What happens is that cold boots work, but warm boots (i.e. rebooting)
almost always fail like this:
Rebooting with command: boot
Boot device: disk File and args:
OpenBSD IEEE 1275 Bootblock 2.1
..>> OpenBSD BOOT 1.20
Trying bsd...
NOTE: random seed is being reused.
Booting /sbus@1f,0/SUNW,fas@e,8800000/sd@0,0:a/bsd
9956944@0x1000000+4528@0x197ee50+191788@0x1c00000+4002516@0x1c2ed2c
symbols @ 0xffde0400 476705+165+641112+443003 start=0x1000000
[ using 1562024 bytes of bsd ELF symbol table ]
Fast Data Access MMU Miss
ok
However, sometimes, a bsd.rd -> bsd transition works (i.e. boot bsd.rd,
install or upgrade or even do nothing, then reboot to bsd). But most of
the time it fails in the same way. And once it has failed, there does
not seem to be a way to boot a kernel without having to poweroff
(reset-all will not help).
At first I thought this was a subtle relinking problem, but it isn't.
>From the prom, I have been able to get this trace:
mtx_enter+0x58
msgbuf_putchar+0x2c
initmsgbuf+0x80
pmap_bootstrap+0x140
bootstrap+0x18c
This is a on an Ultra 1, thus single-processor machine. The code for
mtx_enter() is:
void
mtx_enter(struct mutex *mtx)
{
struct cpu_info *ci = curcpu();
/* Avoid deadlocks after panic or in DDB */
if (panicstr || db_active)
return;
WITNESS_CHECKORDER(MUTEX_LOCK_OBJECT(mtx),
LOP_EXCLUSIVE | LOP_NEWORDER, NULL);
#ifdef DIAGNOSTIC
if (__predict_false(mtx->mtx_owner == ci))
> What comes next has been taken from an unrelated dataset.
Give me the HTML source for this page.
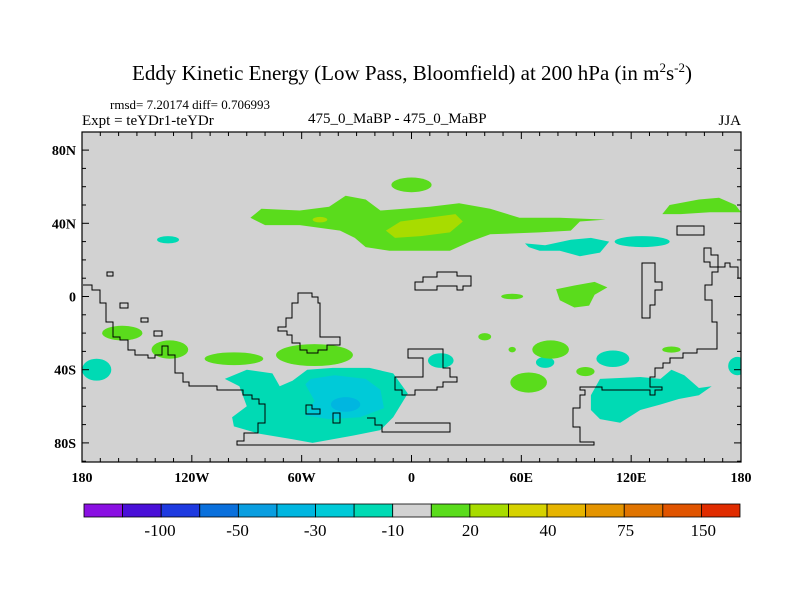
<!DOCTYPE html>
<html><head><meta charset="utf-8"><style>
body{margin:0;background:#fff;}
svg{display:block;font-family:"Liberation Serif",serif;}
</style></head><body>
<svg id="chart" width="800" height="600" viewBox="0 0 800 600">
<text x="412" y="80" text-anchor="middle" font-size="21">Eddy Kinetic Energy (Low Pass, Bloomfield) at 200 hPa (in m<tspan font-size="13" dy="-8">2</tspan><tspan dy="8">s</tspan><tspan font-size="13" dy="-8">-2</tspan><tspan dy="8">)</tspan></text>
<text x="110" y="109" font-size="13">rmsd= 7.20174 diff= 0.706993</text>
<text x="82" y="125" font-size="15">Expt = teYDr1-teYDr</text>
<text x="308" y="123" font-size="15">475_0_MaBP - 475_0_MaBP</text>
<text x="741" y="125" font-size="15" text-anchor="end">JJA</text>
<rect x="82" y="132" width="659" height="330" fill="#d2d2d2"/>
<g id="fills"></g>
<g fill="none" stroke="#000" stroke-width="1">
<polyline points="83,285 92,285 92,290 100,290 100,303 106,303 106,322 113,322 113,337 120,337 120,340 128,340 128,350 135,350 135,355 148,355 148,358 155,358 155,355 162,355 162,346 168,346 168,355 175,355 175,373 183,373 183,382 189,382 189,386 217,386 217,390 243,390 243,395 252,395 252,399 259,399 259,404 265,404 265,423 258,423 258,433 244,433 244,441 237,441 237,445 594,445 594,442 580,442 580,427 573,427 573,408 580,408 580,395 585,395 585,390 580,390 580,387 602,387 602,390 650,390 650,395 655,395 655,390 662,390 662,387 650,387 650,377 655,377 655,368 663,368 663,363 670,363 670,358 683,358 683,353 697,353 697,349 717,349 717,322 712,322 712,300 705,300 705,285 712,285 712,272 718,272 718,267 725,267 725,263 730,263 730,267 738,267 738,278 741,278"/>
<polygon points="408,349 443,349 443,368 450,368 450,377 457,377 457,382 443,382 443,387 437,387 437,390 415,390 415,395 402,395 402,390 395,390 395,377 423,377 423,358 408,358"/>
<polyline points="367,418 375,418 375,425 382,425 382,432 450,432 450,423 395,423"/>
<polygon points="298,293 312,293 312,297 318,297 318,303 320,303 320,337 340,337 340,345 327,345 327,350 318,350 318,353 307,353 307,350 300,350 300,343 292,343 292,335 287,335 287,331 278,331 278,327 286,327 286,318 292,318 292,303 298,303"/>
<rect x="107" y="272" width="6" height="4"/><rect x="120" y="303" width="8" height="5"/><rect x="141" y="318" width="7" height="4"/><rect x="154" y="331" width="8" height="5"/>
<polygon points="306,405 312,405 312,409 320,409 320,414 306,414"/><rect x="333" y="413" width="7" height="10"/>
<polygon points="415,290 415,282 423,282 423,277 437,277 437,272 457,272 457,276 471,276 471,286 463,286 463,290 457,290 457,286 437,286 437,290"/>
<rect x="677" y="226" width="27" height="9"/>
<polygon points="704,248 711,248 711,255 718,255 718,267 710,267 710,262 704,262"/>
<polygon points="642,263 655,263 655,282 662,282 662,290 655,290 655,305 650,305 650,318 642,318"/>
</g>
<rect x="82" y="132" width="659" height="330" fill="none" stroke="#000" stroke-width="1.2"/>
<g id="axes" font-size="14" font-weight="bold"></g>
<g id="cbar"></g>
</svg>
<script>
// colour levels (contour intervals)
const levelLabels = ["-100","-50","-30","-10","20","40","75","150"];
const levelColors = ["#8a10e2","#4a10d8","#1e3ae0","#0a70dc","#0a9ee0","#00b6e0","#00cad8","#00dab4","#d2d2d2","#5adc1c","#a8dc00","#d6d200","#e6b400","#e49400","#e07400","#e05400","#e02c00"];
const lonTicks = [-180,-120,-60,0,60,120,180];
const lonTickLabels = ["180","120W","60W","0","60E","120E","180"];
const latTicks = [80,40,0,-40,-80];
const latTickLabels = ["80N","40N","0","40S","80S"];
// contour polygons [lon,lat] with colour index
const polyRegions = [
 {c:9, pts:[[-88,43],[-82,48],[-61,47],[-45,49],[-36,55],[-25,53],[-17,47],[10,49],[26,51],[43,48],[59,43],[81,43],[106,42],[92,41],[87,36],[70,35],[43,34],[32,30],[21,25],[-12,25],[-25,27],[-31,32],[-39,36],[-61,39],[-80,39]]},
 {c:10, pts:[[-14,36],[-6,41],[24,45],[28,41],[21,35],[5,33],[-9,32]]},
 {c:9, pts:[[137,45],[141,50],[157,53],[168,54],[177,50],[180,46],[163,46],[147,45]]},
 {c:7, pts:[[62,29],[73,28],[87,31],[98,32],[108,30],[103,24],[92,22],[81,25],[70,25],[64,27]]},
 {c:9, pts:[[79,4],[89,6],[100,8],[107,5],[100,1],[97,-5],[89,-6],[81,-2]]},
 {c:7, pts:[[-102,-45],[-90,-40],[-76,-42],[-72,-49],[-65,-46],[-57,-40],[-43,-39],[-23,-39],[-10,-42],[-2,-53],[-10,-66],[-17,-73],[-32,-76],[-54,-80],[-65,-78],[-83,-75],[-97,-71],[-98,-66],[-90,-60],[-94,-49]]},
 {c:6, pts:[[-55,-45],[-42,-43],[-25,-45],[-17,-51],[-15,-61],[-28,-66],[-45,-67],[-58,-65],[-53,-57],[-58,-48]]},
 {c:7, pts:[[98,-54],[103,-45],[125,-44],[136,-45],[142,-40],[149,-43],[157,-50],[164,-49],[157,-54],[146,-56],[136,-59],[125,-62],[114,-69],[103,-67],[98,-62]]}
];
// elliptical cells: lon, lat, radius lon, radius lat, colour index
const cellLon = [0,126,-133,55,-158,-132,-97,-53,-172,-36,16,73,110,178,76,64,95,40,142,55,-50];
const cellLat = [61,30,31,0,-20,-29,-34,-32,-40,-59,-35,-36,-34,-38,-29,-47,-41,-22,-29,-29,42];
const cellRLon = [11,15,6,6,11,10,16,21,8,8,7,5,9,5,10,10,5,3.5,5,2,4];
const cellRLat = [4,3,2,1.5,4,5,3.5,6,6,4,4,3,4.5,5,5,5.5,2.5,2,1.7,1.5,1.5];
const cellColor = [9,7,7,9,9,9,9,9,7,5,7,7,7,7,9,9,9,9,9,9,10];

const X0=82,X1=741,Y0=132,Y1=462;
const xScale = lon => 411.5 + lon*(X1-X0)/360;
const yScale = lat => 296.5 - lat*1.83;
const NS="http://www.w3.org/2000/svg";
const fills=document.getElementById('fills');
function mk(tag,attrs,parent){const e=document.createElementNS(NS,tag);for(const k in attrs)e.setAttribute(k,attrs[k]);parent.appendChild(e);return e;}

polyRegions.forEach((r,i)=>{
 const e=mk('polygon',{points:r.pts.map(p=>xScale(p[0]).toFixed(1)+','+yScale(p[1]).toFixed(1)).join(' '),fill:levelColors[r.c]},fills);
 
 
});
cellLon.forEach((lon,i)=>{
 const e=mk('ellipse',{cx:xScale(lon),cy:yScale(cellLat[i]),rx:cellRLon[i]*1.831,ry:cellRLat[i]*1.83,fill:levelColors[cellColor[i]]},fills);
 
 
});
// clip
const clip=mk('clipPath',{id:'pc'},document.getElementById('chart'));
mk('rect',{x:X0,y:Y0,width:X1-X0,height:Y1-Y0},clip);
fills.setAttribute('clip-path','url(#pc)');

const axes=document.getElementById('axes');
for(let lon=-180;lon<=180;lon+=10){
 const x=xScale(lon), L=(lon%60===0)?7:4;
 mk('line',{x1:x,x2:x,y1:Y1,y2:Y1-L,stroke:'#000'},axes);
 mk('line',{x1:x,x2:x,y1:Y0,y2:Y0+L,stroke:'#000'},axes);
}
for(let lat=-90;lat<=90;lat+=10){
 const y=yScale(lat); if(y<Y0||y>Y1)continue; const L=(lat%40===0)?7:4;
 mk('line',{x1:X0,x2:X0+L,y1:y,y2:y,stroke:'#000'},axes);
 mk('line',{x1:X1,x2:X1-L,y1:y,y2:y,stroke:'#000'},axes);
}
lonTicks.forEach((lon,i)=>{
 const t=mk('text',{x:xScale(lon),y:482,'text-anchor':'middle'},axes);
 t.textContent=lonTickLabels[i];
 
 
});
latTicks.forEach((lat,i)=>{
 const t=mk('text',{x:76,y:yScale(lat)+5,'text-anchor':'end'},axes);
 t.textContent=latTickLabels[i];
 
 
});
// colour bar
const cb=document.getElementById('cbar');


const cbx0=84,cbw=(740-84)/levelColors.length;
levelColors.forEach((c,i)=>{
 const r=mk('rect',{x:cbx0+i*cbw,y:504,width:cbw,height:13,fill:c,stroke:'#000','stroke-width':0.8},cb);
 
 
});
levelLabels.forEach((s,i)=>{
 const t=mk('text',{x:160+i*77.6,y:536,'text-anchor':'middle','font-size':17},cb);
 t.textContent=s;
 
 
});
</script>
</body></html>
panic("mtx %p: locking against myself", mtx);
#endif
if (mtx->mtx_wantipl != IPL_NONE)
mtx->mtx_oldipl = splraise(mtx->mtx_wantipl);
mtx->mtx_owner = ci;
#ifdef DIAGNOSTIC
ci->ci_mutex_level++;
#endif
WITNESS_LOCK(MUTEX_LOCK_OBJECT(mtx), LOP_EXCLUSIVE);
}
and the "Fast Data Access MMU Miss" occurs on the
ci->ci_mutex_level++;
line.
It turns out that, being a single-processor kernel, ci == CPUINFO_VA ==
0xe0018000 (KERNEND + 64KB + 32KB).
And the prom tells me that:
ok e0018000 map?
VA:e0018000
G:0 W:0 P:0 E:0 CV:0 CP:0 L:0 Soft1:0 PA[40:13]:0 PA:0
Diag:0 Soft2:0 IE:0 NFO:0 Size:0 V:0
Invalid
Is this a PROM mapping which got invalidated by mistake, or a mapping
which ought to have been set up by the boot blocks but is no longer set
up correctly? I see no obvious change to blame about this in the last
few releases.
Any ideas on where to look or what to try to get to understand that
problem better?